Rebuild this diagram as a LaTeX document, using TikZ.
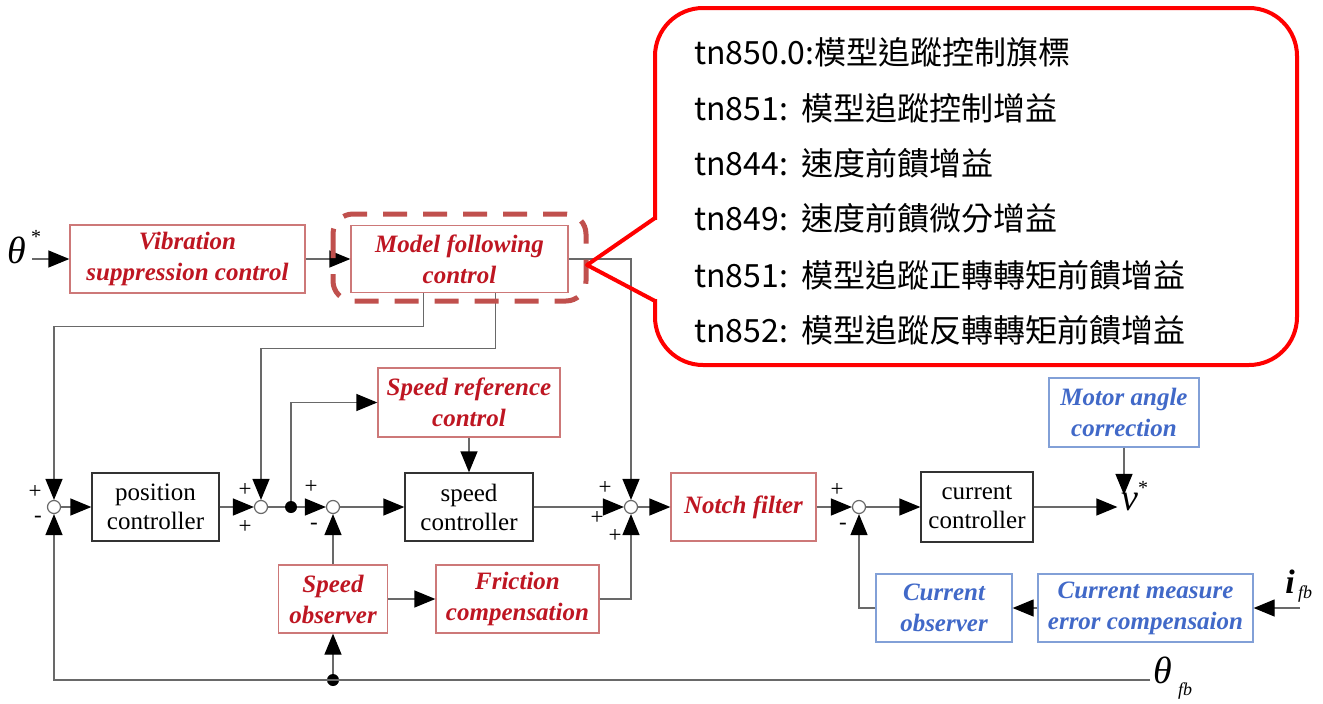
\documentclass[tikz,border=0pt]{standalone}
\usepackage{fontspec}
\setmainfont{Liberation Serif}
\newfontfamily\cjk{Noto Sans CJK TC}
\usetikzlibrary{arrows.meta}
\definecolor{redtxt}{RGB}{190,22,34}
\definecolor{redbd}{RGB}{205,120,120}
\definecolor{bluetxt}{RGB}{65,105,200}
\definecolor{bluebd}{RGB}{130,160,215}
\definecolor{lnc}{RGB}{105,105,105}
\definecolor{dashc}{RGB}{192,80,77}
\definecolor{callred}{RGB}{255,0,0}
\begin{document}
\begin{tikzpicture}[x=1pt,y=-1pt,
  box/.style={draw, line width=1.3pt, inner sep=0pt, align=center},
  rbox/.style={box, draw=redbd, text=redtxt, font=\fontsize{25}{31}\selectfont\bfseries\itshape},
  bbox/.style={box, draw=bluebd, text=bluetxt, font=\fontsize{25}{31}\selectfont\bfseries\itshape},
  kbox/.style={box, draw=black!80, text=black, font=\fontsize{25}{29}\selectfont},
  sumj/.style={circle, draw=lnc, fill=white, line width=1.2pt, minimum size=13pt, inner sep=0pt},
  jdot/.style={circle, fill=black, minimum size=12pt, inner sep=0pt},
  conn/.style={draw=lnc, line width=1.3pt},
  arr/.style={conn, -{Triangle[length=21pt,width=17pt,color=black,fill=black]}},
  sgn/.style={font=\fontsize{23}{23}\selectfont, inner sep=0pt},
  cjkline/.style={anchor=base west, inner sep=0pt, font=\cjk\fontsize{32}{32}\selectfont}
]
\useasboundingbox (0,0) rectangle (1323,704);

% blocks
\node[rbox, minimum width=235pt, minimum height=68pt] (vsc) at (187.5,259) {Vibration\\suppression control};
\node[rbox, minimum width=217pt, minimum height=67pt] (mfc) at (459.5,259) {Model following\\control};
\node[kbox, minimum width=127pt, minimum height=68pt] (pos) at (155.5,507) {position\\controller};
\node[kbox, minimum width=128pt, minimum height=68pt] (spc) at (469,507) {speed\\controller};
\node[rbox, minimum width=182pt, minimum height=69pt] (src) at (469,402.5) {Speed reference\\control};
\node[rbox, minimum width=145pt, minimum height=68pt] (notch) at (743.5,507) {Notch filter};
\node[kbox, minimum width=112pt, minimum height=70pt] (cc) at (977,507) {current\\controller};
\node[bbox, minimum width=150pt, minimum height=69pt] (mac) at (1124,412.5) {Motor angle\\correction};
\node[rbox, minimum width=109pt, minimum height=68pt] (so) at (333,599) {Speed\\observer};
\node[rbox, minimum width=163pt, minimum height=68pt] (fc) at (517.5,599) {Friction\\compensation};
\node[bbox, minimum width=136pt, minimum height=68pt] (co) at (944,608) {Current\\observer};
\node[bbox, minimum width=215pt, minimum height=68pt] (cmec) at (1145.5,608) {Current measure\\error compensaion};

% junctions
\node[sumj] (s1) at (54,507) {};
\node[sumj] (s2) at (261,507) {};
\node[sumj] (s3) at (333,507) {};
\node[sumj] (s4) at (631,507) {};
\node[sumj] (s5) at (859,507) {};
\node[jdot] (dot1) at (291,507) {};
\node[jdot] (dot2) at (333,680) {};

% signals
\node[inner sep=0pt] (th) at (17,250) {\fontsize{38}{38}\selectfont\itshape θ};
\node[inner sep=0pt] (thst) at (36,237) {\fontsize{20}{20}\selectfont *};
\node[inner sep=0pt] (vv) at (1130,502) {\fontsize{38}{38}\selectfont\itshape v};
\node[inner sep=0pt] (vst) at (1143,488) {\fontsize{20}{20}\selectfont *};
\node[inner sep=0pt] (ifb) at (1290,582) {\fontsize{34}{34}\selectfont\bfseries\itshape i};
\node[inner sep=0pt] (ifbs) at (1305,594) {\fontsize{18}{18}\selectfont\itshape fb};
\node[inner sep=0pt] (thfb) at (1163,670) {\fontsize{38}{38}\selectfont\itshape θ};
\node[inner sep=0pt] (thfbs) at (1185,691) {\fontsize{18}{18}\selectfont\itshape fb};
\coordinate (in) at (32,259);
\coordinate (fbend) at (1150,680);
\coordinate (ifbin) at (1300,608);
\coordinate (m1) at ([xshift=-36pt]mfc.south);
\coordinate (m2) at ([xshift=36pt]mfc.south);

% signs
\node[sgn] (p1) at (35,492) {+};
\node[sgn] (p2) at (38,519) {-};
\node[sgn] (p3) at (245,490) {+};
\node[sgn] (p4) at (245,527) {+};
\node[sgn] (p5) at (311,487) {+};
\node[sgn] (p6) at (314,526) {-};
\node[sgn] (p7) at (605,488) {+};
\node[sgn] (p8) at (597,518) {+};
\node[sgn] (p9) at (615,536) {+};
\node[sgn] (p10) at (837,490) {+};
\node[sgn] (p11) at (843,526) {-};

% connectors
\draw[arr] (in) -- (vsc.west);
\draw[arr] (vsc.east) -- (mfc.west);
\draw[arr] (m1) -- ++(0,33) -| (s1);
\draw[arr] (m2) -- ++(0,55) -| (s2);
\draw[arr] (mfc.east) -| (s4);
\draw[arr] (s1) -- (pos.west);
\draw[arr] (pos.east) -- (s2);
\draw[conn] (s2) -- (dot1);
\draw[arr] (dot1) -- (s3);
\draw[arr] (dot1) |- (src.west);
\draw[arr] (s3) -- (spc.west);
\draw[arr] (src.south) -- (spc.north);
\draw[arr] (spc.east) -- (s4);
\draw[arr] (s4) -- (notch.west);
\draw[arr] (notch.east) -- (s5);
\draw[arr] (s5) -- (cc.west);
\draw[arr] (cc.east) -- ([xshift=-4pt]cc.east -| vv.west);
\draw[arr] (mac.south) -- ([yshift=-2pt]mac.south |- vv.north);
\draw[arr] (so.north) -- (s3);
\draw[arr] (so.east) -- (fc.west);
\draw[arr] (fc.east) -| (s4);
\draw[arr] (fbend) -| (s1);
\draw[arr] (dot2) -- (so.south);
\draw[arr] (ifbin) -- (cmec.east);
\draw[arr] (cmec.west) -- (co.east);
\draw[arr] (co.west) -| (s5);

% highlight
\draw[dashc, line width=5pt, rounded corners=20pt, dash pattern=on 24pt off 16pt] (333,214) rectangle (586,301);

% callout
\draw[callred, line width=4pt, fill=white, rounded corners=48pt] (655,8) rectangle (1297,365);
\fill[white] (650,220) rectangle (660,299);
\draw[callred, line width=4pt, line join=round, line cap=round] (655,218) -- (587,265) -- (655,301);
\node[cjkline] (t1) at (694,64) {tn850.0:模型追蹤控制旗標};
\node[cjkline] (t2) at (694,120) {tn851:\hspace{14pt}模型追蹤控制增益};
\node[cjkline] (t3) at (694,175) {tn844:\hspace{14pt}速度前饋增益};
\node[cjkline] (t4) at (694,230) {tn849:\hspace{14pt}速度前饋微分增益};
\node[cjkline] (t5) at (694,287) {tn851:\hspace{14pt}模型追蹤正轉轉矩前饋增益};
\node[cjkline] (t6) at (694,342) {tn852:\hspace{14pt}模型追蹤反轉轉矩前饋增益};
\end{tikzpicture}
\end{document}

* _Exercise aim_
Leave out the pictures and repeat the lines from the start of the material through the line with "(0,0) rectangle (1323,704);", inclusive.

* _Solution for this exercise_
Rebuild this diagram as a LaTeX document, using TikZ.
\documentclass[tikz,border=0pt]{standalone}
\usepackage{fontspec}
\setmainfont{Liberation Serif}
\newfontfamily\cjk{Noto Sans CJK TC}
\usetikzlibrary{arrows.meta}
\definecolor{redtxt}{RGB}{190,22,34}
\definecolor{redbd}{RGB}{205,120,120}
\definecolor{bluetxt}{RGB}{65,105,200}
\definecolor{bluebd}{RGB}{130,160,215}
\definecolor{lnc}{RGB}{105,105,105}
\definecolor{dashc}{RGB}{192,80,77}
\definecolor{callred}{RGB}{255,0,0}
\begin{document}
\begin{tikzpicture}[x=1pt,y=-1pt,
  box/.style={draw, line width=1.3pt, inner sep=0pt, align=center},
  rbox/.style={box, draw=redbd, text=redtxt, font=\fontsize{25}{31}\selectfont\bfseries\itshape},
  bbox/.style={box, draw=bluebd, text=bluetxt, font=\fontsize{25}{31}\selectfont\bfseries\itshape},
  kbox/.style={box, draw=black!80, text=black, font=\fontsize{25}{29}\selectfont},
  sumj/.style={circle, draw=lnc, fill=white, line width=1.2pt, minimum size=13pt, inner sep=0pt},
  jdot/.style={circle, fill=black, minimum size=12pt, inner sep=0pt},
  conn/.style={draw=lnc, line width=1.3pt},
  arr/.style={conn, -{Triangle[length=21pt,width=17pt,color=black,fill=black]}},
  sgn/.style={font=\fontsize{23}{23}\selectfont, inner sep=0pt},
  cjkline/.style={anchor=base west, inner sep=0pt, font=\cjk\fontsize{32}{32}\selectfont}
]
\useasboundingbox (0,0) rectangle (1323,704);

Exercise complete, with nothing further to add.